La valeur dans son secteur
Sixième acteur mondial du conseil, des services informatiques et de l'infogérance. Leader français des services informatiques.
Comment suivre la valeur
- Comme pour toute SSII, les performances de Capgemini sont sensibles aux dépenses informatiques engagées dans les entreprises, aux effectifs et au niveau d'intercontrats.
- Suivre les acquisitions, d'autant que le groupe a affirmé sa volonté de rester actif dans ce domaine.
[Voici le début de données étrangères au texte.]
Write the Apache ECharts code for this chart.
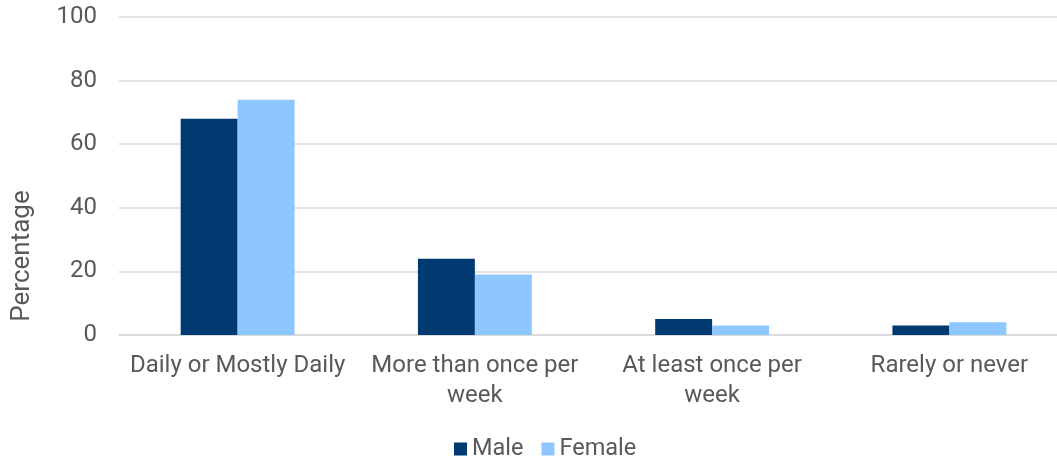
<!DOCTYPE html>
<html><head><meta charset="utf-8">
<script src="https://cdn.jsdelivr.net/npm/echarts@6/dist/echarts.min.js"></script>
<style>html,body{margin:0;padding:0;background:#fff}#c{width:1057px;height:461px}</style>
</head><body><div id="c"></div>
<script>
const categories = ["Daily or Mostly Daily", "More than once per\nweek", "At least once per\nweek", "Rarely or never"];
const male = [68, 24, 5, 3];
const female = [74, 19, 3, 4];
const yTicks = { min: 0, max: 100, interval: 20 };

const chart = echarts.init(document.getElementById('c'));
const txt = '#595959';
chart.setOption({
  animation: false,
  textStyle: { fontFamily: 'Roboto' },
  grid: { left: 119, width: 949, top: 17, height: 318, outerBoundsMode: 'none', containLabel: false },
  legend: {
    top: 432, left: 449, itemWidth: 13, itemHeight: 13, itemGap: 18,
    icon: 'rect',
    textStyle: { color: txt, fontSize: 23.5, fontFamily: 'Roboto', padding: [0,0,0,0] },
    data: ['Male', 'Female']
  },
  graphic: [{
    type: 'text', x: 22, y: 256, rotation: Math.PI / 2,
    style: { text: 'Percentage', fill: txt, font: '26px Roboto', align: 'center', verticalAlign: 'middle' }
  }],
  xAxis: {
    type: 'category', data: categories,
    axisLine: { lineStyle: { color: '#d9d9d9', width: 1.5 } },
    axisTick: { show: false },
    axisLabel: { color: txt, fontSize: 24, lineHeight: 30, margin: 16, interval: 0 }
  },
  yAxis: {
    type: 'value', min: yTicks.min, max: yTicks.max, interval: yTicks.interval,
    axisLabel: { color: txt, fontSize: 24, margin: 22 },
    splitLine: { lineStyle: { color: '#d9d9d9', width: 1.5 } },
    axisLine: { show: false }, axisTick: { show: false }
  },
  series: [
    { name: 'Male', type: 'bar', data: male, itemStyle: { color: '#003A70' }, barGap: '0%', barCategoryGap: '52%' },
    { name: 'Female', type: 'bar', data: female, itemStyle: { color: '#8EC7FF' } }
  ]
});
</script></body></html>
Rémunération des actionnaires
Dernier dividende versé
0,80 euro par action sur résultats 2009
Taux de distribution des dividendes
non disponible pour résultat 2009
Taux de croissance du dividende par action
-20%
Rendement
2,4%
Estimation du prochain dividende par action
0,80 euro en 2010
LE SECTEUR DE LA VALEUR
Informatique - SSII
L'association professionnelle indienne, Nasscom, estime que sur l'année fiscale 2009-2010 (achevée fin mars), le chiffre d'affaires réalisé à l'export par les SSII locales devrait progresser de 5,5% pour quasiment atteindre 50 milliards de dollars. Pour l'exercice 2010-2011, elles devraient bénéficier d'une progression de 13% à 15% du chiffre d'affaires à l'exportation. L'activité sur le marché domestique devrait également bien se comporter, avec une augmentation prévue entre 15% et 17%, pour un chiffre d'affaires d'environ 16 milliards de dollars. Dans ce contexte, le secteur indien de la high-tech va continuer à embaucher massivement. Après avoir créé 90.000 nouveaux postes en 2009-2010, les recrutements devraient atteindre au moins 150.000 sur 2010-2011. Le secteur bénéficie des efforts du gouvernement, en particulier du projet d'attribution d'un numéro d'identification unique à tous les citoyens pour utiliser les nouvelles technologies.